困っている人ほど、助けを求められない-。
 実は、「無理しない」「困ったら頼む」というのは、意外に曲者。

 頑張っている人ほど無理をしているのに自分ではわからない、本当に困っている時ほど人に頼めないことがあります。
 私の本職である産婦人科診療や、ボランティアの被災地支援でも、そのような状況をよく見かけます。

 ただ、子育て中世代の皆さんにお伝えしたいのは、
 「自分を尊重し、無理してストレスや負担をため込んでしまわないで!」 ということです。

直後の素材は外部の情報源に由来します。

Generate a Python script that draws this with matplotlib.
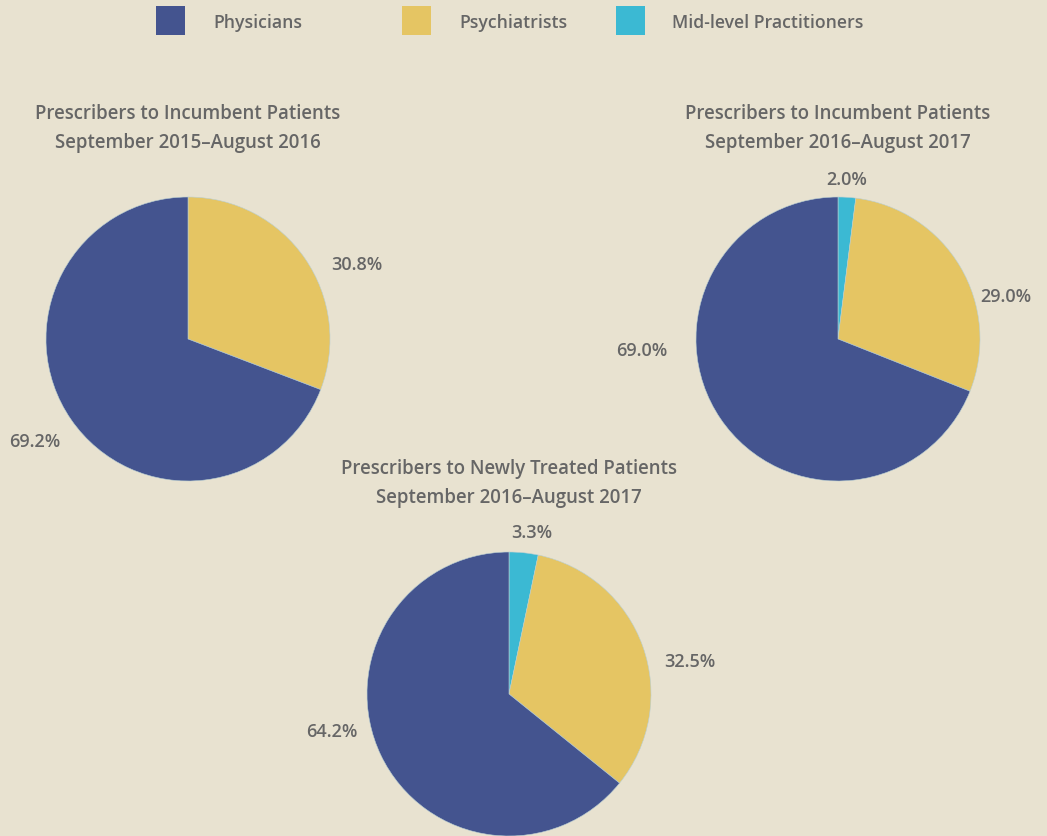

 今回は私の経験から、応援メッセージを送りたいと思います。



○出産後は待ったなしの毎日 


 たとえば、産後のお母さん
 無事赤ちゃんが生まれてホッとしたのもつかの間。妊娠中の生活が夢のように懐かしく思えるほど、
待ったなしの毎日が始まります。

 2時間おきの授乳、おむつ替え、着替えやそのほか細々としたお世話で、気付いたらとっぷり日が暮れていた…。

 4人の子どもを出産した私でも、乳児期はいつも苦労が絶えませんでした。
 ましてや、1人目の出産なら尚更、予測がつかない新生児の対応に追われる中で、
夫婦関係だった夫と、“父親・母親関係”を築かなくてはなりません。

 さらに、友人や親戚との人間関係も変わり、肉体的にも感情的にも大きな負担になると思います。 



○「医師にホンネは言えない」 

 では、そのようなお母さんたちが困っているということを医療機関で話せるかというと、そうではありません。

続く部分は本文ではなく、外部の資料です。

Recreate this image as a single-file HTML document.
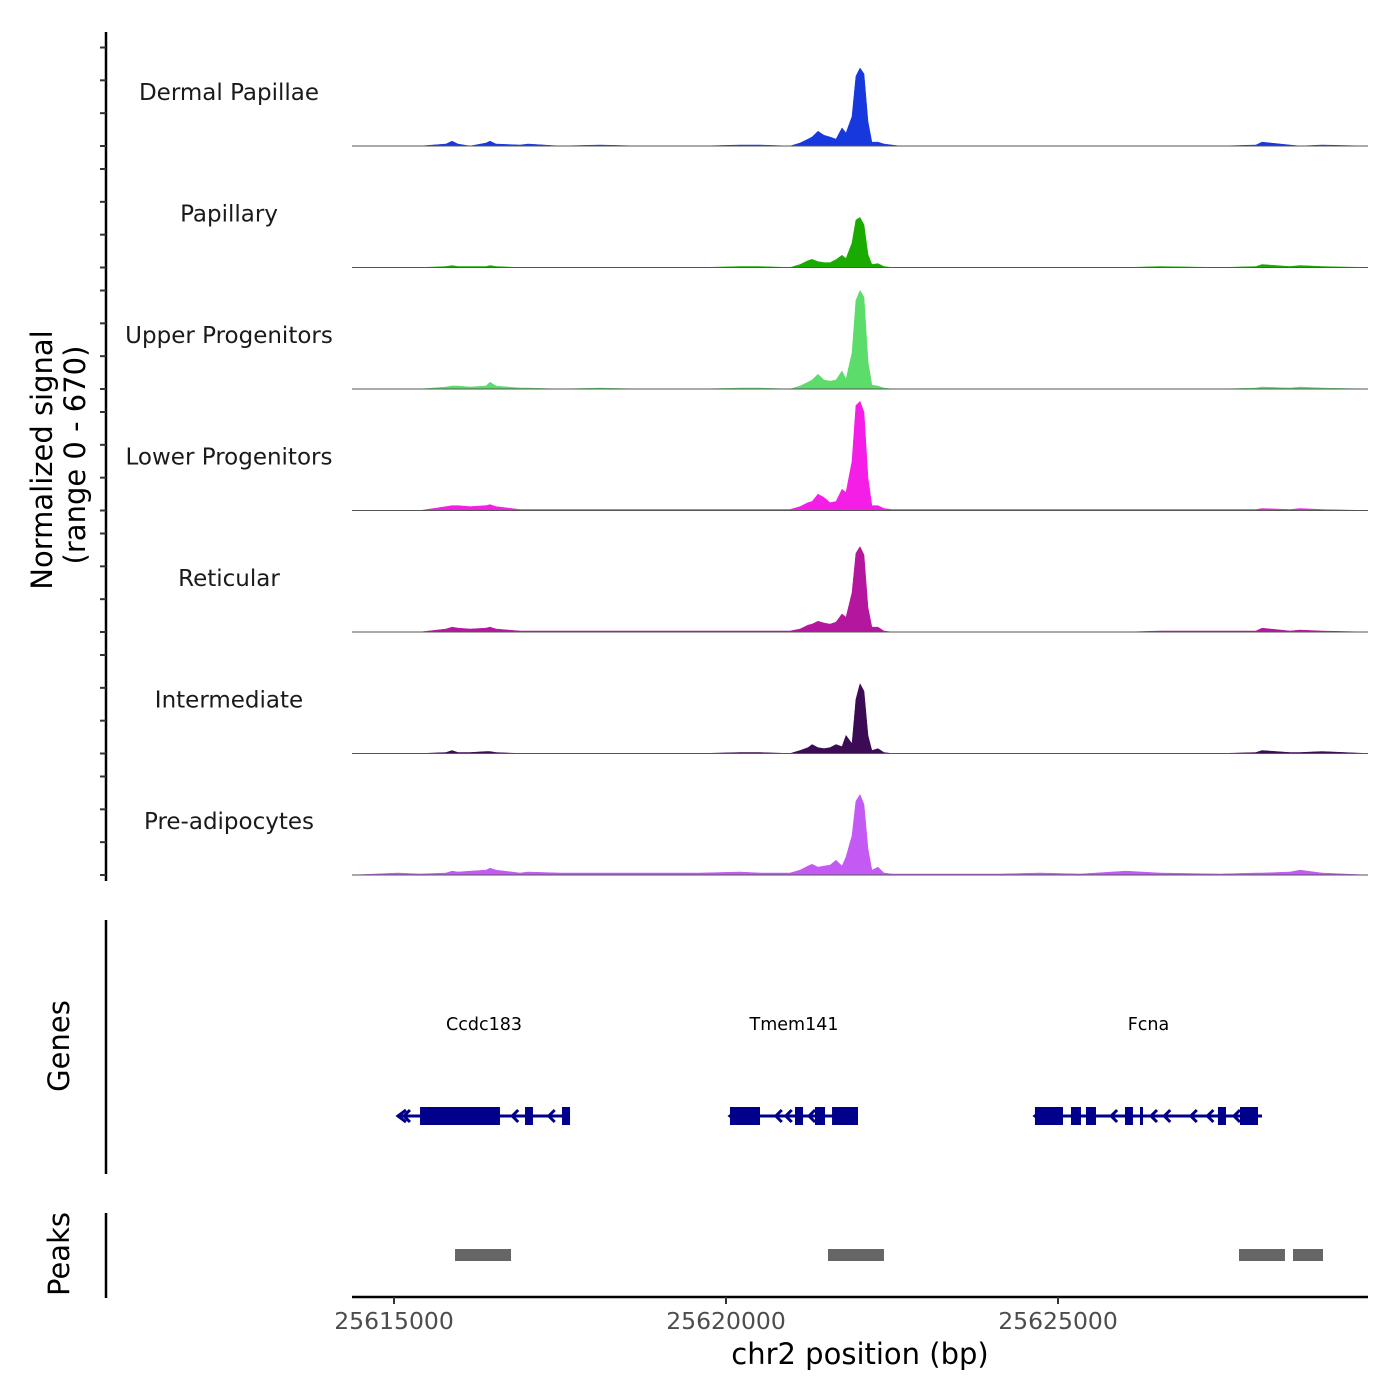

 私自身が1人目の出産をしたドイツのフランクフルトで、初めて母親同士の本音を話す関係ができた時、
それまで診察室で接していた言葉とはまるで異なっているので驚きました。
 私自身は親しみやすい雰囲気を出そうとしていたのですが、「やはり医師にホンネは言えない」ことがよくわかりました。

 そこで、帰国後に勤務していた産婦人科クリニックでは、
 「出産後退院してから産後1カ月健診まで、ほったらかし」という従来の新生児健診を変更。
 産後2週間でもう一度健診
を行い、退院後の母子の様子を見せてもらう機会を設けました。

 「何かあったら1カ月後検診まで待たずに来て下さいね」と言っても、
退院後に格闘しているお母さんがわざわざ病院に来院するのは難しいもの。

 気になっていることはあるけれど、病院に電話しないまま、受診しないまま今日も日が暮れてしまった…。
 そんな経験した人は多いと思います。 



○小さな変化が大きな変化に 

 それが退院1週間後に受診するスタイルをデフォルト(初期設定のスタイル、とでもいうのでしょうか)にすると、
 来院した新米ママさんたちから、こちらが驚くほどたくさんの質問が出されるようになりました。

 また、産後うつを診断する世界標準とされる「エジンバラ産後うつ病自己調査表」をこの時期に実施したところ、
 産後の抑うつ症状を早期発見したり、助産師さんによる訪問が実現できたり、子育ての負担軽減を図るお手伝いができたりと、育児のスタートを切る時期のサポートとしては非常に有効でした。